Stored data:
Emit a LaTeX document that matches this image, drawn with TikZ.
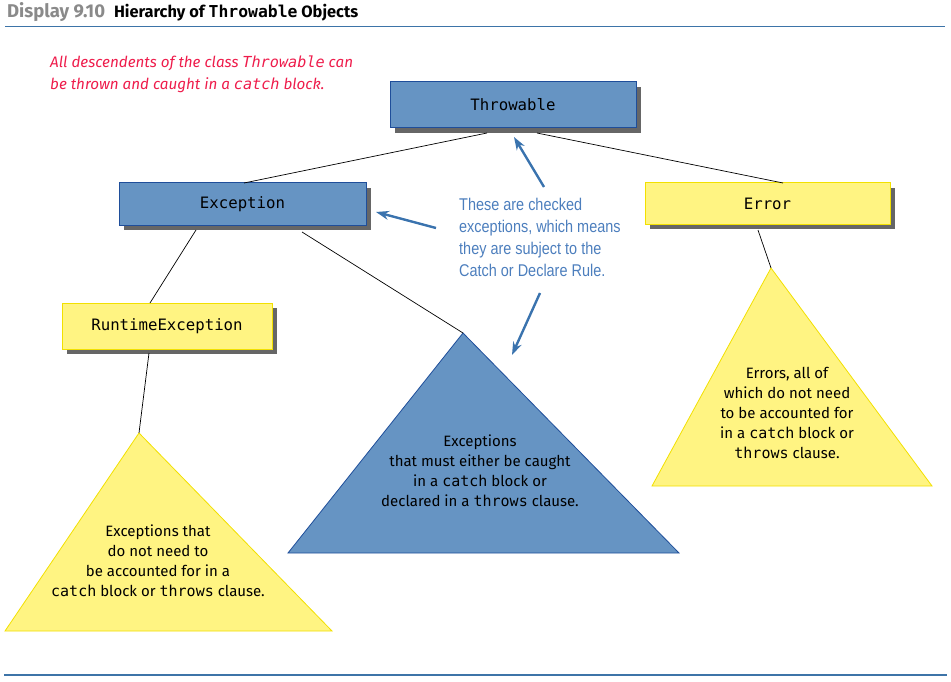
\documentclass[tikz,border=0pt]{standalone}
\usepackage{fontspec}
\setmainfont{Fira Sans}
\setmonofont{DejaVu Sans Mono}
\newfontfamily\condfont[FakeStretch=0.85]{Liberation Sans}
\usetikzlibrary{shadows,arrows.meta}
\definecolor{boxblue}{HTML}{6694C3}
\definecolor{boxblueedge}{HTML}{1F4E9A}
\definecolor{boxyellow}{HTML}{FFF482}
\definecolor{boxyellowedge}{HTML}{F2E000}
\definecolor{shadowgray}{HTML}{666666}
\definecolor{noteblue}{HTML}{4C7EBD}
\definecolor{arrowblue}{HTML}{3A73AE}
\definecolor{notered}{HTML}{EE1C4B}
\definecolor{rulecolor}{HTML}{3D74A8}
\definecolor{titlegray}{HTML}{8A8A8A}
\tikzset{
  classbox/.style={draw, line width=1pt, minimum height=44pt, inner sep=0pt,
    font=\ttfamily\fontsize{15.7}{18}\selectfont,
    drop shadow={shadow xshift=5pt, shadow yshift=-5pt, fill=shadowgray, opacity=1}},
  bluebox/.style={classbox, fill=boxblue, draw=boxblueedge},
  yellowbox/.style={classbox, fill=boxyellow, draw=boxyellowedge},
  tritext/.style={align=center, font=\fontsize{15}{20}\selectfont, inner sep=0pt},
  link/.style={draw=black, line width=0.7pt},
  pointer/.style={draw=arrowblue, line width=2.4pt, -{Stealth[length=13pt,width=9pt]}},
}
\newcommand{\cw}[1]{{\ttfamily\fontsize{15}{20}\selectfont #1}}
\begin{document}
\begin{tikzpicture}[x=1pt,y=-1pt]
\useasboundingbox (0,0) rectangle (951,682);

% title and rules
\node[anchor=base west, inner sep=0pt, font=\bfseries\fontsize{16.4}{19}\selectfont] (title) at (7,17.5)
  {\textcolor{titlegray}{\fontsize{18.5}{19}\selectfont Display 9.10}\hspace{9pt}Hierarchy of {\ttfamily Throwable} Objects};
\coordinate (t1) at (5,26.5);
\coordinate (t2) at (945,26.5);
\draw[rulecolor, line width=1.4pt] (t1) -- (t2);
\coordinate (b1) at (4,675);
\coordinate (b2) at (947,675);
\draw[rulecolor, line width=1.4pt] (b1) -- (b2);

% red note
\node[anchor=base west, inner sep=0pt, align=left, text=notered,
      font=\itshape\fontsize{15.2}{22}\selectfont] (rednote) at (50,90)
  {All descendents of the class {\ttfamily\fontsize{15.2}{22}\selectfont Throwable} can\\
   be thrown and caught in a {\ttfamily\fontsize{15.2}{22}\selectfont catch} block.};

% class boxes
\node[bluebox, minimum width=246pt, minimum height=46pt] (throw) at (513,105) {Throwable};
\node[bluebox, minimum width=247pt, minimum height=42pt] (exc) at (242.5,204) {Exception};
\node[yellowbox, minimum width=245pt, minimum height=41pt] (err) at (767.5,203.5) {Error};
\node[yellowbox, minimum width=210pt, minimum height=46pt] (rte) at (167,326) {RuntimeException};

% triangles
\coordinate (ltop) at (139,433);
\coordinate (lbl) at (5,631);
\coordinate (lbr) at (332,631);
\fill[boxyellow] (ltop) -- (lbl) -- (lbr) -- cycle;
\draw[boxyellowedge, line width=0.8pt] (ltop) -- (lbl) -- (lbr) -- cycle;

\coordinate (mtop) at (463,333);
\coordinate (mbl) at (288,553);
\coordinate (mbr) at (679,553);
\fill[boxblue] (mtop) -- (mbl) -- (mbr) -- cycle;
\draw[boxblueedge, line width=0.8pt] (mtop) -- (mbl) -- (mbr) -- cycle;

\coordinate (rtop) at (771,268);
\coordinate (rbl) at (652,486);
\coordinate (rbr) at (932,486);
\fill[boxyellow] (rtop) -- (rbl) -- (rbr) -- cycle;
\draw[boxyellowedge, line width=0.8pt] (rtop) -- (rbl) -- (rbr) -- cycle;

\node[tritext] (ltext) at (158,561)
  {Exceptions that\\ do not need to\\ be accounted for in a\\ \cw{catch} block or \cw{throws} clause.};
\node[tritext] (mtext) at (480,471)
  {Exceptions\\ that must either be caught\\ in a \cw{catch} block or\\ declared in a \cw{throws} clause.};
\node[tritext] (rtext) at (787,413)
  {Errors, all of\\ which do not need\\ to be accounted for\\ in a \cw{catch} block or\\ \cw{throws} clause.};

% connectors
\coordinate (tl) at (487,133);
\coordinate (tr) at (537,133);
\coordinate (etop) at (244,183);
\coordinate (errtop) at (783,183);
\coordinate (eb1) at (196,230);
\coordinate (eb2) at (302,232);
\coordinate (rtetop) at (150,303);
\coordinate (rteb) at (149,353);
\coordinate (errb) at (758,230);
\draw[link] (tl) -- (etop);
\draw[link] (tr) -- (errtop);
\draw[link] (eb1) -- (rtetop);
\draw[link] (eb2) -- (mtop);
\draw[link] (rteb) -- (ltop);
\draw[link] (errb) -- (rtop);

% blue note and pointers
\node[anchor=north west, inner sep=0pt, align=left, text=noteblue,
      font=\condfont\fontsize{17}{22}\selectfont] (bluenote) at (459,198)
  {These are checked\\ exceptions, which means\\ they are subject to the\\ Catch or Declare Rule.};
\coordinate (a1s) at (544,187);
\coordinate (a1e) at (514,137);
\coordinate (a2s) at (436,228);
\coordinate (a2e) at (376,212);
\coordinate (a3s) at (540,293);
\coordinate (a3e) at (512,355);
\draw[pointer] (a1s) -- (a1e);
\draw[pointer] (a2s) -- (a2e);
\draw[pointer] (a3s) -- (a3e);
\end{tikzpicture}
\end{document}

Exercise aim: Copy each line of the listing in which the word "that" can be found.

Problem solution:
Emit a LaTeX document that matches this image, drawn with TikZ.
  {Exceptions that\\ do not need to\\ be accounted for in a\\ \cw{catch} block or \cw{throws} clause.};
  {Exceptions\\ that must either be caught\\ in a \cw{catch} block or\\ declared in a \cw{throws} clause.};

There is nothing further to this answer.